The Assessor will then respond in writing to the taxpayer within thirty (30) days of the date of receipt of the taxpayers protest or as soon thereafter as practical.  The Assessor's written response will include a statement of the initial assessment and the redetermined property tax assessment.

File an Appeal

If the taxpayer is not satisfied with the Assessor's reply, he/she may appeal within thirty (30) days after the date of the County Assessor's response to the Beaufort County Board of Assessment Appeals. The Assessor may extend the time period for filing a taxpayers appeal if the request for an extension is received by the Assessor within thirty (30) days of the date of the County Assessor's response. If no appeal is made by the taxpayer, the re determined value, if any, becomes final.

Appeal Conference

A conference on the appeal must be conducted by the Board within thirty (30) days after the date of receiving the notice of appeal, or as soon thereafter as practical.  The Assessor and taxpayer will be notified of the place, date and time for the conference at least thirty (30) days in advance.  All evidence of the property taxpayer must be presented at the conference.  The Board has the authority and jurisdiction to enter a default decision if either the property taxpayer or the Assessor fails to appear at the conference, if proper notice of the conference was given. The Board may grant a continuance and refrain from entering a default order upon good cause shown by any party.

At least fifteen (15) days before the date of the conference, the Assessor and property taxpayer shall file with the Board, copies of documents, including appraisals, property sales and a brief description of other evidence to be presented. Documents etc. shall also at this time be exchanged between parties.

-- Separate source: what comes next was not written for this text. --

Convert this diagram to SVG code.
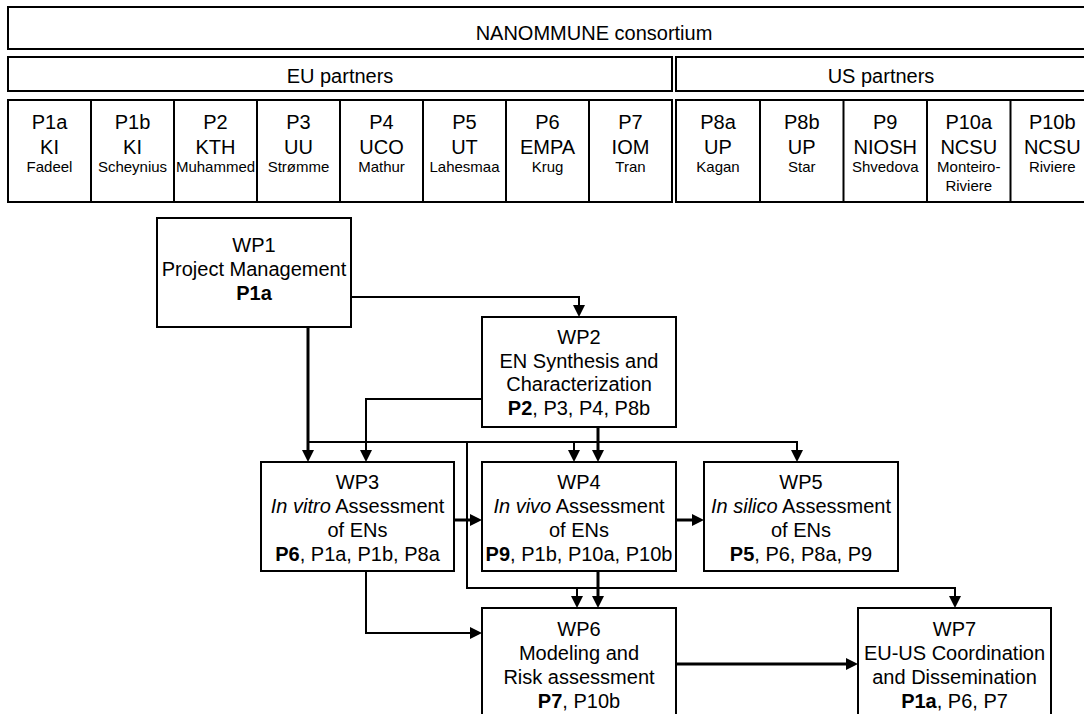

At least seven (7) days before the date of the conference, the parties may file with the Board any response each may have to the information filed by the other. This material must be mailed or delivered to the other party at the same time.  Conferences are open to the public.

At the conference, the Assessor and taxpayer may present their cases and provide the Board with any supporting evidence.  After the conclusion of the conference, the Board shall mail a written decision to the parties within fifteen (15) days after the date of the conference, or as soon thereafter as practical.

Further Appeals

Within thirty (30) days after the date of the Boards written decision, a property taxpayer or county assessor may appeal the Board's decision by requesting a contested case hearing before the Administrative Law Court.  The decision of the Administrative Law Court may be appealed by either party to Circuit Court, Appellate Court or finally the South Carolina Supreme Court.

The person who files the appeal must provide evidence they are qualified to represent the property owner in the administrative process as set forth in Section 12-60-90 of the S.C. Code of Laws and Treasury Department Circular No. 230; sections 10.3 (a)(b)(c), 10.7 (a)(1-4,7) and 10.7 (b) (c).

Only certain authorized persons may represent property owners in the administrative property tax process.  Authorized representatives include the following:  Attorneys, certified public accountants, corporate officers, South Carolina registered/licensed appraisers, full time employees of property owner, enrolled IRS agents, partners and fiduciaries.  If anyone other than the property owner files an appeal/protest, the assessor requires them to show proof of eligibility to represent the owner. Written consent of the owner must be given to an agent and provide to the assessor.

  • Authorization must state the name of the qualified and authorized individual representing a property owner in the administrative tax appeal process. Authorization cannot be given to a company in general.
  • Only one authorization for each year is permitted.  If filing appeals for multiple years, a separate authorization must be signed by the property owner for each year.
  • A legible signature is required on all appeal forms of the authorized, qualified individual.

If the proper authorizations are not received within 30 days of denial letter, the appeal is considered abandoned.